Nearly a year ago, my sister Mary brought her dying mother into her home to ease the coming transition.
Mary’s own children—my niece and nephew—they have a remarkable mother.
*
Okwui’s show is about brown girls in the Bronx in the 1980s. The specifics—the taste of Newport loosies, the smell of Vaseline Intensive Care, ripped-out note pages passed in class, fire-drenched dreams of Orchard Beach—conjure a very particular time and place. But the girls themselves and the way they alternately bloom against one other and are blocked, the way they hate-love and share-shame and intertwine and thrash inside each other’s narratives: this is a sister story. A story of sisters made not born. Girls so hungry they suck on each other’s dreams as if they were the last of the grape Now & Laters at the close of a long school day.
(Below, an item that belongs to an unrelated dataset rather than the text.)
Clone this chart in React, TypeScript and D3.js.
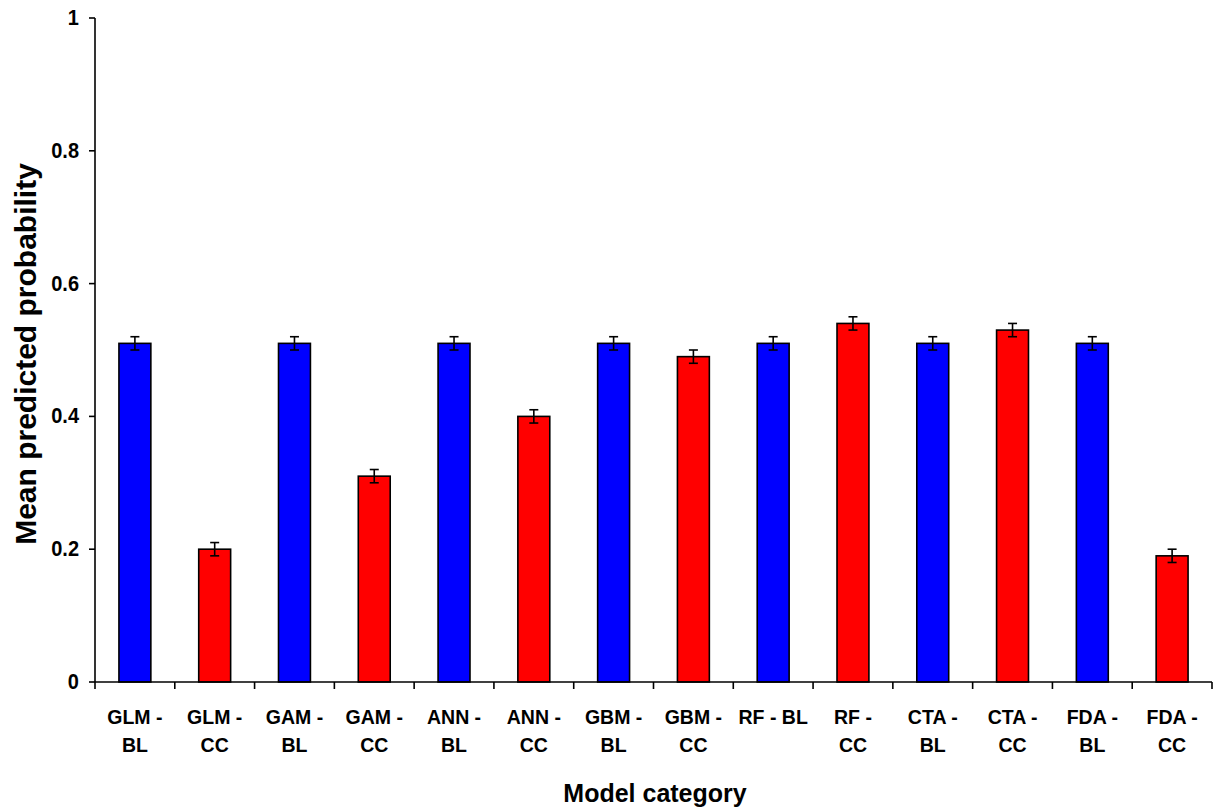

Bronx Gothic ends with two girls so close they sometimes seem one, and so far apart we doubt they ever really knew one another.
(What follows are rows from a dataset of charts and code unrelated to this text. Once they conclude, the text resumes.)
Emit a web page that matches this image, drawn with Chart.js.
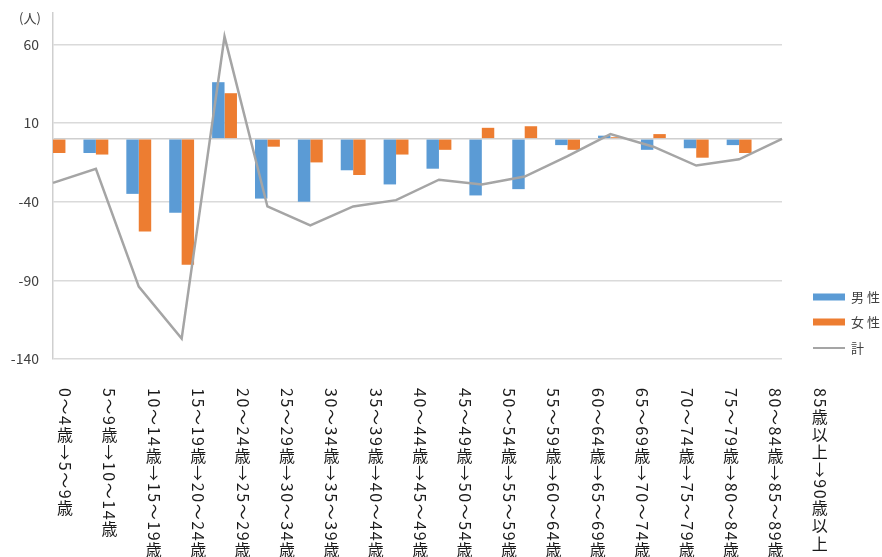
<!DOCTYPE html>
<html><head><meta charset="utf-8">
<script src="https://cdn.jsdelivr.net/npm/chart.js@4.4.1/dist/chart.umd.min.js"></script>
<style>html,body{margin:0;padding:0;background:#fff;}#wrap{width:882px;height:557px;position:relative;}</style>
</head><body><div id="wrap"><canvas id="c" width="882" height="557"></canvas></div>
<script>
const categories = ["0～4歳→5～9歳","5～9歳→10～14歳","10～14歳→15～19歳","15～19歳→20～24歳","20～24歳→25～29歳","25～29歳→30～34歳","30～34歳→35～39歳","35～39歳→40～44歳","40～44歳→45～49歳","45～49歳→50～54歳","50～54歳→55～59歳","55～59歳→60～64歳","60～64歳→65～69歳","65～69歳→70～74歳","70～74歳→75～79歳","75～79歳→80～84歳","80～84歳→85～89歳","85歳以上→90歳以上"];
const maleValues   = [-19,-9,-35,-47,36,-38,-40,-20,-29,-19,-36,-32,-4,2,-7,-6,-4,0];
const femaleValues = [-9,-10,-59,-80,29,-5,-15,-23,-10,-7,7,8,-7,1,3,-12,-9,0];
const totalValues  = [-28,-19,-94,-127,65,-43,-55,-43,-39,-26,-29,-24,-11,3,-5,-17,-13,0];
const yTickValues = [-140,-90,-40,10,60];
const yMin = -140, yMax = 80;
const seriesNames = ["男性","女性","計"];
const unitLabel = "(人)";

const FONT = '"Noto Sans CJK JP", "Noto Sans", sans-serif';

const decorPlugin = {
  id: 'decor',
  afterDraw(chart) {
    const ctx = chart.ctx;
    const xs = chart.scales.x;
    ctx.save();
    // unit label
    ctx.font = '13px ' + FONT;
    ctx.fillStyle = '#404040';
    ctx.textAlign = 'center'; ctx.textBaseline = 'middle';
    ctx.fillText(unitLabel, 30, 18);
    // vertical category labels
    const fs = 16, gap = 1.6;
    ctx.fillStyle = '#1a1a1a';
    ctx.font = fs + 'px ' + FONT;
    categories.forEach((lab, i) => {
      const cx = xs.getPixelForTick(i) + 12 + i * 1.52;
      let y = 388;
      for (const ch of lab) {
        if (/[\u4e00-\u9fff]/.test(ch)) {
          ctx.textAlign = 'center'; ctx.textBaseline = 'middle';
          ctx.fillText(ch, cx, y + fs / 2);
          y += fs + gap;
        } else {
          const w = ctx.measureText(ch).width;
          ctx.save();
          ctx.translate(cx, y);
          ctx.rotate(Math.PI / 2);
          ctx.textAlign = 'left'; ctx.textBaseline = 'middle';
          ctx.fillText(ch, 0, 0);
          ctx.restore();
          y += w + gap;
        }
      }
    });
    // legend
    const ys = [297, 322, 348];
    ctx.font = '13px ' + FONT;
    chart.data.datasets.forEach((ds, k) => {
      const yy = ys[k];
      if (ds.type === 'line') {
        ctx.strokeStyle = ds.borderColor; ctx.lineWidth = 2;
        ctx.beginPath(); ctx.moveTo(813, yy); ctx.lineTo(845, yy); ctx.stroke();
      } else {
        ctx.fillStyle = ds.backgroundColor;
        ctx.fillRect(813, yy - 3.5, 32, 7);
      }
      ctx.fillStyle = '#404040';
      ctx.textAlign = 'left'; ctx.textBaseline = 'middle';
      let tx = 851;
      for (const ch of ds.label) {
        ctx.fillText(ch, tx, yy);
        tx += ctx.measureText(ch).width + 3;
      }
    });
    ctx.restore();
  }
};

new Chart(document.getElementById('c'), {
  type: 'bar',
  data: {
    labels: categories,
    datasets: [
      { type: 'bar', label: seriesNames[0], data: maleValues, backgroundColor: '#5b9bd5', order: 1, clip: 0,
        barPercentage: 1, categoryPercentage: 0.58 },
      { type: 'bar', label: seriesNames[1], data: femaleValues, backgroundColor: '#ed7d31', order: 1, clip: 0,
        barPercentage: 1, categoryPercentage: 0.58 },
      { type: 'line', label: seriesNames[2], data: totalValues, borderColor: '#a5a5a5', backgroundColor: '#a5a5a5',
        borderWidth: 2.5, pointRadius: 0, tension: 0, order: 0 }
    ]
  },
  options: {
    responsive: false,
    animation: false,
    layout: { padding: { top: 13, right: 100, left: 0, bottom: 0 } },
    plugins: { legend: { display: false }, tooltip: { enabled: false } },
    scales: {
      x: {
        offset: false,
        ticks: { display: false },
        grid: { display: false },
        border: { display: false },
        afterFit(s) { s.height = 198; s.paddingLeft = 0; s.paddingRight = 0; }
      },
      y: {
        min: yMin, max: yMax,
        afterBuildTicks(s) { s.ticks = yTickValues.concat([0]).sort((a,b)=>a-b).map(v => ({ value: v })); },
        afterFit(s) { s.width = 53; s.paddingTop = 0; s.paddingBottom = 0; },
        ticks: {
          padding: 14,
          color: '#404040',
          font: { size: 14, family: FONT },
          callback: (v) => (v === 0 ? '' : String(v))
        },
        grid: {
          drawTicks: false,
          lineWidth: 1.5,
          color: (c) => (c.tick && c.tick.value === 0 ? '#cfcfcf' : '#dadada')
        },
        border: { display: true, color: '#cfcfcf', width: 1.5 }
      }
    }
  },
  plugins: [decorPlugin]
});
</script>
</body></html>
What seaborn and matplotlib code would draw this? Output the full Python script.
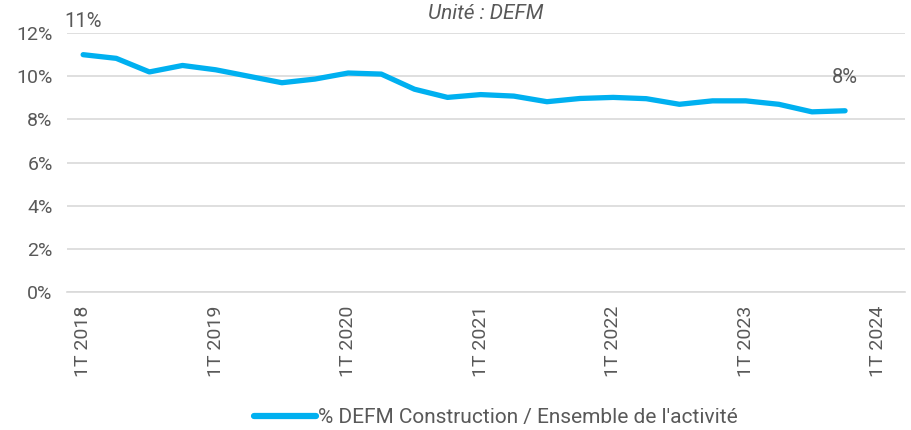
import pandas as pd
import matplotlib.pyplot as plt
import seaborn as sns
from matplotlib.ticker import FuncFormatter

# Data
quarters = [f"{q}T {y}" for y in range(2018, 2024) for q in range(1, 5)]
share_pct = [11.0, 10.83, 10.2, 10.5, 10.3, 10.0, 9.7, 9.87, 10.15, 10.1, 9.4, 9.02,
             9.15, 9.08, 8.82, 8.97, 9.02, 8.96, 8.7, 8.86, 8.86, 8.7, 8.35, 8.4]
tick_labels = ["1T 2018", "1T 2019", "1T 2020", "1T 2021", "1T 2022", "1T 2023", "1T 2024"]
series_name = "% DEFM Construction / Ensemble de l'activité"

df = pd.DataFrame({"quarter": quarters, "value": share_pct})
df["idx"] = range(len(df))

sns.set_style("white")
plt.rcParams['font.family'] = ['Roboto', 'DejaVu Sans']

fig = plt.figure(figsize=(9.12, 4.30), dpi=100)
ax = fig.add_axes([0.073, 0.321, 0.919, 0.602])

sns.lineplot(data=df, x="idx", y="value", ax=ax, color="#00B0F0", linewidth=3.8,
             label=series_name, solid_capstyle="round")

ax.set_ylim(0, 12)
ax.set_xlim(-0.5, 24.8)
ax.set_yticks(range(0, 13, 2))
ax.yaxis.set_major_formatter(FuncFormatter(lambda v, p: f"{v:.0f}%"))
ax.set_xticks(range(0, 25, 4))
ax.set_xticklabels(tick_labels, rotation=90)
ax.tick_params(axis="both", length=0, labelcolor="#595959")
ax.tick_params(axis="y", labelsize=14, pad=10)
ax.tick_params(axis="x", labelsize=14, pad=10)
ax.grid(axis="y", color="#D9D9D9", linewidth=1.2)
for s in ["top", "right", "left"]:
    ax.spines[s].set_visible(False)
ax.spines["bottom"].set_color("#D9D9D9")
ax.spines["bottom"].set_linewidth(1.2)
ax.set_xlabel("")
ax.set_ylabel("")

ax.set_title("Unité : DEFM", fontsize=15, style="italic", color="#595959", pad=10)

# first and last point labels
for i in [0, len(share_pct) - 1]:
    ax.annotate(f"{share_pct[i]:.0f}%", (df["idx"][i], share_pct[i]), xytext=(0, 20),
                textcoords="offset points", ha="center", fontsize=14.5, color="#595959")

leg = ax.legend(loc="center", bbox_to_anchor=(0.512, -0.486), frameon=False, fontsize=15,
                handlelength=3.0, labelcolor="#595959", handletextpad=0.1)
for line in leg.get_lines():
    line.set_linewidth(4.5)

fig.savefig("out.png", dpi=100)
Except—of course they did.
*
My sister Mary got pregnant with her first child six months before I did. She decided (she’s the decider) that our sons would grow up to be close. Then she made sure it happened. During the same period, we too became friends. I am so grateful. My nephew lived for a month this summer (his sixteenth) at my house while he did lab research at Drexel. He and my son talked every night, played videos, did whatever teenage boys do when their parents aren’t bearing down on them. Not too long from now, they will be leaving home for their respective colleges.
*
There are people against whom you measure yourself as a person. People who live side-by-side with you during the time when you are becoming yourself, for better or for ill. They serve as both your mirror and your negative image. You fill in the gaps they leave. Once they are out of the room you shadowbox their phantom or sucker slap their imagined face or you try on their bra. It doesn’t fit. You are the shy one or the short one or the darker one or the ugly one. And they are the center.
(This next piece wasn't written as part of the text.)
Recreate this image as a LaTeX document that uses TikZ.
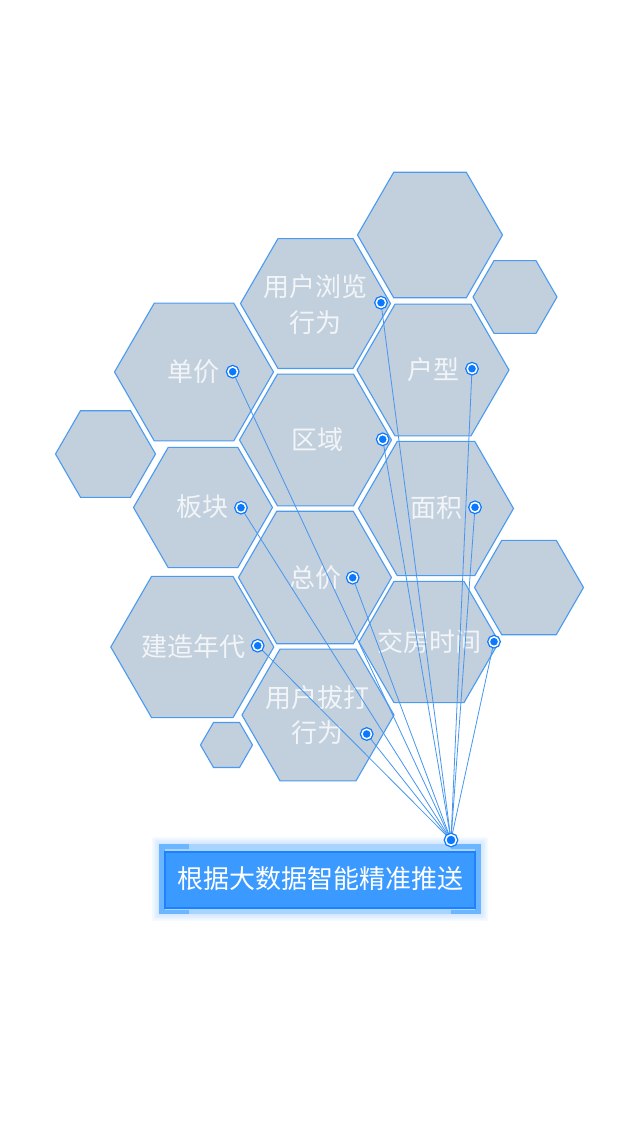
\documentclass[tikz,border=0pt]{standalone}
\usepackage{fontspec}
\newfontfamily\cjk{Noto Sans CJK SC}
\usetikzlibrary{shapes.geometric}
\definecolor{hexfill}{RGB}{194,207,220}
\definecolor{hexline}{RGB}{74,155,240}
\definecolor{dotblue}{RGB}{10,120,255}
\definecolor{linkblue}{RGB}{70,150,240}
\definecolor{btnfill}{RGB}{58,154,255}
\definecolor{btnline}{RGB}{30,130,255}
\definecolor{framelight}{RGB}{168,212,255}
\definecolor{framedark}{RGB}{108,182,255}
\definecolor{glowblue}{RGB}{150,200,255}
\definecolor{labeltext}{RGB}{242,245,248}
\newcommand\hexcell[4]{\node[hexa, minimum size=#4pt] (#1) at (#2,#3) {};}
\begin{document}
\begin{tikzpicture}[x=1pt,y=-1pt,
 hexa/.style={regular polygon, regular polygon sides=6, inner sep=0pt, outer sep=0pt, draw=hexline, fill=hexfill, line width=1.1pt},
 lbl/.style={font=\cjk\fontsize{26}{30}\selectfont, text=labeltext, inner sep=0pt, text height=19.8pt, text depth=0pt},
 btntext/.style={font=\cjk\fontsize{26}{30}\selectfont, text=white, inner sep=0pt},
 dotnode/.style={circle, inner sep=0pt, minimum size=9.5pt, fill=dotblue, draw=dotblue, double=white, double distance=1.5pt, line width=1.3pt},
 link/.style={draw=linkblue, line width=0.8pt},
]
\useasboundingbox (0,0) rectangle (640,1136);
\fill[white] (0,0) rectangle (640,1136);

% hexagons
\hexcell{h1}{430}{235}{145}
\hexcell{h2}{515}{297}{84}
\hexcell{h3}{315.5}{303.5}{150}
\hexcell{h4}{433}{370}{152}
\hexcell{h5}{194}{372}{159}
\hexcell{h6}{315.5}{440}{152}
\hexcell{h7}{105.5}{454}{100}
\hexcell{h8}{203}{507.5}{139}
\hexcell{h9}{436}{508.5}{155}
\hexcell{h10}{315}{577.5}{153}
\hexcell{h11}{529}{587.5}{109}
\hexcell{h12}{192.3}{647}{163}
\hexcell{h13}{429}{642}{140}
\hexcell{h14}{318}{715}{152}
\hexcell{h15}{226.5}{745}{52}

% labels
\node[lbl] (t3a) at (315,287) {用户浏览};
\node[lbl] (t3b) at (315,323) {行为};
\node[lbl] (t5) at (193.5,372) {单价};
\node[lbl] (t6) at (317,440) {区域};
\node[lbl] (t4) at (433,370) {户型};
\node[lbl] (t9) at (436,508) {面积};
\node[lbl] (t8) at (202.5,507) {板块};
\node[lbl] (t10) at (315.5,578) {总价};
\node[lbl] (t12) at (193.5,647) {建造年代};
\node[lbl] (t14a) at (317.5,698) {用户拔打};
\node[lbl] (t14b) at (317.5,733) {行为};
\node[lbl] (t13) at (429,642) {交房时间};

% button
\foreach \g in {7,5.5,4,2.5,1}{
  \fill[glowblue, fill opacity=0.09, rounded corners=2pt] (159-\g,844-\g) rectangle (481+\g,914+\g);
}
\fill[framelight] (159,844) rectangle (481,914);
\fill[framedark] (159,844) rectangle (165,914);
\fill[framedark] (159,844) rectangle (189,848.5);
\fill[framedark] (159,909.5) rectangle (189,914);
\fill[framedark] (475,844) rectangle (481,914);
\fill[framedark] (451,844) rectangle (481,848.5);
\fill[framedark] (451,909.5) rectangle (481,914);
\node[draw=btnline, fill=btnfill, line width=1.2pt, minimum width=310pt, minimum height=56pt, inner sep=0pt] (btn) at (320,880) {};
\node[btntext] (btnlabel) at (320,879) {根据大数据智能精准推送};

% anchor points of the dots
\coordinate (hubpt) at (451,840);
\coordinate (c3) at (381,302.7);
\coordinate (c5) at (232.7,371.7);
\coordinate (c6) at (382.7,439.3);
\coordinate (c4) at (472,368.7);
\coordinate (c9) at (475,507.3);
\coordinate (c8) at (241,507.7);
\coordinate (c10) at (352.7,577.7);
\coordinate (c12) at (257.7,645.7);
\coordinate (c14) at (366.7,734);
\coordinate (c13) at (494,641.7);

% links
\foreach \d in {c3,c5,c6,c4,c9,c8,c10,c12,c14,c13}{
  \draw[link] (\d) -- (hubpt);
}

% dots
\foreach \d in {c3,c5,c6,c4,c9,c8,c10,c12,c14,c13}{
  \node[dotnode] (dot-\d) at (\d) {};
}
\node[dotnode, minimum size=10.5pt] (hub) at (hubpt) {};
\end{tikzpicture}
\end{document}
Sometimes, later, you are lucky enough to learn that—during that same time—they were piecing themselves together through the same incomplete processes, using the same Elmer’s glue, the same glitter, its tiny broken mirrors.
We are all we have.
*
Okwui Okpokwasili tells two stories with one body. That’s how storytelling works. It’s also how anyone comes to know anyone else, by learning their story from the inside out. We rewrite the other’s text on our own inner walls until we are—until we have no choice but to be—each other’s.
Bronx Gothic finds its grace in the hardest moments of girldeath, in its reversals and betrayals and gaps, the dark places in each other we never do get to read.
Yet the work never lets go of this idea—the fact of our holes does not negate nor erase what we were capable of sharing… no matter how riddled.
*
Broken glass, glinting off asphalt, catching starlight.